= GOAL =
Please give the listing again, word for word, with nothing left out.
* * * * *
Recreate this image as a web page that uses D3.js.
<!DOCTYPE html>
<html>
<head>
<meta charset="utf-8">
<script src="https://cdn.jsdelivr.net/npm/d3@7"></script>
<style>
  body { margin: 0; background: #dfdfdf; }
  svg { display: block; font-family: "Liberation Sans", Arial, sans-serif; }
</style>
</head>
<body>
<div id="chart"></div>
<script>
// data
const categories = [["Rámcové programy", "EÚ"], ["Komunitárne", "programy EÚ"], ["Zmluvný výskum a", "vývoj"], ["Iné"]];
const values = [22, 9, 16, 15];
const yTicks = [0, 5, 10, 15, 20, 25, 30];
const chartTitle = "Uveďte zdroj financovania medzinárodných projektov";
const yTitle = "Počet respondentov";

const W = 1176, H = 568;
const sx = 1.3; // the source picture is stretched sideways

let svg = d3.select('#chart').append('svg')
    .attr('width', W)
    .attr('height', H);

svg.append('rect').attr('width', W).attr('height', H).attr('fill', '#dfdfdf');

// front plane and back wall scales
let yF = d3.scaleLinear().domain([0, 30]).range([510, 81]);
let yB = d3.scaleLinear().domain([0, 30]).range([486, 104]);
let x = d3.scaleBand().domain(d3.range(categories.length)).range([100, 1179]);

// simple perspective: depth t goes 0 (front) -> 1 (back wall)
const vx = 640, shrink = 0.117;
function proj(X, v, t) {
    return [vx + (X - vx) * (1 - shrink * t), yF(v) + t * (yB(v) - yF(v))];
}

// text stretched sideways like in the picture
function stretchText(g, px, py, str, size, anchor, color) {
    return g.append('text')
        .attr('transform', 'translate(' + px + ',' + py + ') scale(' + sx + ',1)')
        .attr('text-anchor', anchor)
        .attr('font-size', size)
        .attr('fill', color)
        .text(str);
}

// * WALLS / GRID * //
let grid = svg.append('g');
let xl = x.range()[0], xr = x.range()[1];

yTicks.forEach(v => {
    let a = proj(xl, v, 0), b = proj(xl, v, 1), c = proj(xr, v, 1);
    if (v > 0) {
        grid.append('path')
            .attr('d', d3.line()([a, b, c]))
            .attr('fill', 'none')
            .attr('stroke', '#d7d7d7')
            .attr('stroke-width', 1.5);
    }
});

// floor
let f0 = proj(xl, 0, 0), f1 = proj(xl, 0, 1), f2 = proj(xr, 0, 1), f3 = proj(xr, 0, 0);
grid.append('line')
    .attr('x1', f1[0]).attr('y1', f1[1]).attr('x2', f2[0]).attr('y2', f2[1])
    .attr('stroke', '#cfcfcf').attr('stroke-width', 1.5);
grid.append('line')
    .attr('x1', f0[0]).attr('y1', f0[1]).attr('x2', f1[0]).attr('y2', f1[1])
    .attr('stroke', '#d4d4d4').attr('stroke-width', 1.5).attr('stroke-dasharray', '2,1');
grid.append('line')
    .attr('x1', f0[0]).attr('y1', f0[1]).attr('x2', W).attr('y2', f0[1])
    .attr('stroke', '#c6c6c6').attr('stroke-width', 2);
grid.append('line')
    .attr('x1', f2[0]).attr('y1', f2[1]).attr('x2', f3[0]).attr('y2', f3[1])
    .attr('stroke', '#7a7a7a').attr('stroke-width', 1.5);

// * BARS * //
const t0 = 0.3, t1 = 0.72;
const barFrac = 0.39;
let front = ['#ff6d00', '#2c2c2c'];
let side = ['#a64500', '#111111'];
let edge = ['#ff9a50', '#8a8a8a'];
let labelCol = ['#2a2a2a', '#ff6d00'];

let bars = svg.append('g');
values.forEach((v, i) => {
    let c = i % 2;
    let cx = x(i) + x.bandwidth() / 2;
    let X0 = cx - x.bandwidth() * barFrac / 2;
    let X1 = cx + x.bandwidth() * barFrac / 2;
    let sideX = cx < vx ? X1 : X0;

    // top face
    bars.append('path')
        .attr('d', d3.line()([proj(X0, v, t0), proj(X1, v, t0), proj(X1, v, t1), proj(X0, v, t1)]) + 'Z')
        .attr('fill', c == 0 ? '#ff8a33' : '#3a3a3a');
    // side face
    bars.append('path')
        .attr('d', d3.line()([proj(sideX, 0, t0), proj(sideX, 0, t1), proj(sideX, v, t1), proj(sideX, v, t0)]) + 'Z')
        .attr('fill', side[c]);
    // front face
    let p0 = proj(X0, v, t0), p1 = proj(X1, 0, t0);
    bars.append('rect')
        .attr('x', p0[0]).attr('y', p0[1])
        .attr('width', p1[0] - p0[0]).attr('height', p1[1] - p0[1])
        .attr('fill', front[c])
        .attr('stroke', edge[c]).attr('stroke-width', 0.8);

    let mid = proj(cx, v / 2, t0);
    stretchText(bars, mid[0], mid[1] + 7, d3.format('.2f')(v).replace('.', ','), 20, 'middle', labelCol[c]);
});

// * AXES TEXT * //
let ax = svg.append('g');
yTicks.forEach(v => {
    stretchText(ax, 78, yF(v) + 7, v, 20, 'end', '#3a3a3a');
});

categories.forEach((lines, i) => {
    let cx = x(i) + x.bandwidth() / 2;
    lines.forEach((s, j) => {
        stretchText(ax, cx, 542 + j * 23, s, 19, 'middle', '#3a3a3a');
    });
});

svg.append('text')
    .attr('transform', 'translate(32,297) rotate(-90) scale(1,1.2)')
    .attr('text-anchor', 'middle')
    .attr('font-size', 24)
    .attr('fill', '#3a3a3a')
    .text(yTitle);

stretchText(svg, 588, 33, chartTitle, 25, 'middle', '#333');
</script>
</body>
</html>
* * * * *
= ANSWER TO THIS EXERCISE =
Recreate this image as a web page that uses D3.js.
<!DOCTYPE html>
<html>
<head>
<meta charset="utf-8">
<script src="https://cdn.jsdelivr.net/npm/d3@7"></script>
<style>
  body { margin: 0; background: #dfdfdf; }
  svg { display: block; font-family: "Liberation Sans", Arial, sans-serif; }
</style>
</head>
<body>
<div id="chart"></div>
<script>
// data
const categories = [["Rámcové programy", "EÚ"], ["Komunitárne", "programy EÚ"], ["Zmluvný výskum a", "vývoj"], ["Iné"]];
const values = [22, 9, 16, 15];
const yTicks = [0, 5, 10, 15, 20, 25, 30];
const chartTitle = "Uveďte zdroj financovania medzinárodných projektov";
const yTitle = "Počet respondentov";

const W = 1176, H = 568;
const sx = 1.3; // the source picture is stretched sideways

let svg = d3.select('#chart').append('svg')
    .attr('width', W)
    .attr('height', H);

svg.append('rect').attr('width', W).attr('height', H).attr('fill', '#dfdfdf');

// front plane and back wall scales
let yF = d3.scaleLinear().domain([0, 30]).range([510, 81]);
let yB = d3.scaleLinear().domain([0, 30]).range([486, 104]);
let x = d3.scaleBand().domain(d3.range(categories.length)).range([100, 1179]);

// simple perspective: depth t goes 0 (front) -> 1 (back wall)
const vx = 640, shrink = 0.117;
function proj(X, v, t) {
    return [vx + (X - vx) * (1 - shrink * t), yF(v) + t * (yB(v) - yF(v))];
}

// text stretched sideways like in the picture
function stretchText(g, px, py, str, size, anchor, color) {
    return g.append('text')
        .attr('transform', 'translate(' + px + ',' + py + ') scale(' + sx + ',1)')
        .attr('text-anchor', anchor)
        .attr('font-size', size)
        .attr('fill', color)
        .text(str);
}

// * WALLS / GRID * //
let grid = svg.append('g');
let xl = x.range()[0], xr = x.range()[1];

yTicks.forEach(v => {
    let a = proj(xl, v, 0), b = proj(xl, v, 1), c = proj(xr, v, 1);
    if (v > 0) {
        grid.append('path')
            .attr('d', d3.line()([a, b, c]))
            .attr('fill', 'none')
            .attr('stroke', '#d7d7d7')
            .attr('stroke-width', 1.5);
    }
});

// floor
let f0 = proj(xl, 0, 0), f1 = proj(xl, 0, 1), f2 = proj(xr, 0, 1), f3 = proj(xr, 0, 0);
grid.append('line')
    .attr('x1', f1[0]).attr('y1', f1[1]).attr('x2', f2[0]).attr('y2', f2[1])
    .attr('stroke', '#cfcfcf').attr('stroke-width', 1.5);
grid.append('line')
    .attr('x1', f0[0]).attr('y1', f0[1]).attr('x2', f1[0]).attr('y2', f1[1])
    .attr('stroke', '#d4d4d4').attr('stroke-width', 1.5).attr('stroke-dasharray', '2,1');
grid.append('line')
    .attr('x1', f0[0]).attr('y1', f0[1]).attr('x2', W).attr('y2', f0[1])
    .attr('stroke', '#c6c6c6').attr('stroke-width', 2);
grid.append('line')
    .attr('x1', f2[0]).attr('y1', f2[1]).attr('x2', f3[0]).attr('y2', f3[1])
    .attr('stroke', '#7a7a7a').attr('stroke-width', 1.5);

// * BARS * //
const t0 = 0.3, t1 = 0.72;
const barFrac = 0.39;
let front = ['#ff6d00', '#2c2c2c'];
let side = ['#a64500', '#111111'];
let edge = ['#ff9a50', '#8a8a8a'];
let labelCol = ['#2a2a2a', '#ff6d00'];

let bars = svg.append('g');
values.forEach((v, i) => {
    let c = i % 2;
    let cx = x(i) + x.bandwidth() / 2;
    let X0 = cx - x.bandwidth() * barFrac / 2;
    let X1 = cx + x.bandwidth() * barFrac / 2;
    let sideX = cx < vx ? X1 : X0;

    // top face
    bars.append('path')
        .attr('d', d3.line()([proj(X0, v, t0), proj(X1, v, t0), proj(X1, v, t1), proj(X0, v, t1)]) + 'Z')
        .attr('fill', c == 0 ? '#ff8a33' : '#3a3a3a');
    // side face
    bars.append('path')
        .attr('d', d3.line()([proj(sideX, 0, t0), proj(sideX, 0, t1), proj(sideX, v, t1), proj(sideX, v, t0)]) + 'Z')
        .attr('fill', side[c]);
    // front face
    let p0 = proj(X0, v, t0), p1 = proj(X1, 0, t0);
    bars.append('rect')
        .attr('x', p0[0]).attr('y', p0[1])
        .attr('width', p1[0] - p0[0]).attr('height', p1[1] - p0[1])
        .attr('fill', front[c])
        .attr('stroke', edge[c]).attr('stroke-width', 0.8);

    let mid = proj(cx, v / 2, t0);
    stretchText(bars, mid[0], mid[1] + 7, d3.format('.2f')(v).replace('.', ','), 20, 'middle', labelCol[c]);
});

// * AXES TEXT * //
let ax = svg.append('g');
yTicks.forEach(v => {
    stretchText(ax, 78, yF(v) + 7, v, 20, 'end', '#3a3a3a');
});

categories.forEach((lines, i) => {
    let cx = x(i) + x.bandwidth() / 2;
    lines.forEach((s, j) => {
        stretchText(ax, cx, 542 + j * 23, s, 19, 'middle', '#3a3a3a');
    });
});

svg.append('text')
    .attr('transform', 'translate(32,297) rotate(-90) scale(1,1.2)')
    .attr('text-anchor', 'middle')
    .attr('font-size', 24)
    .attr('fill', '#3a3a3a')
    .text(yTitle);

stretchText(svg, 588, 33, chartTitle, 25, 'middle', '#333');
</script>
</body>
</html>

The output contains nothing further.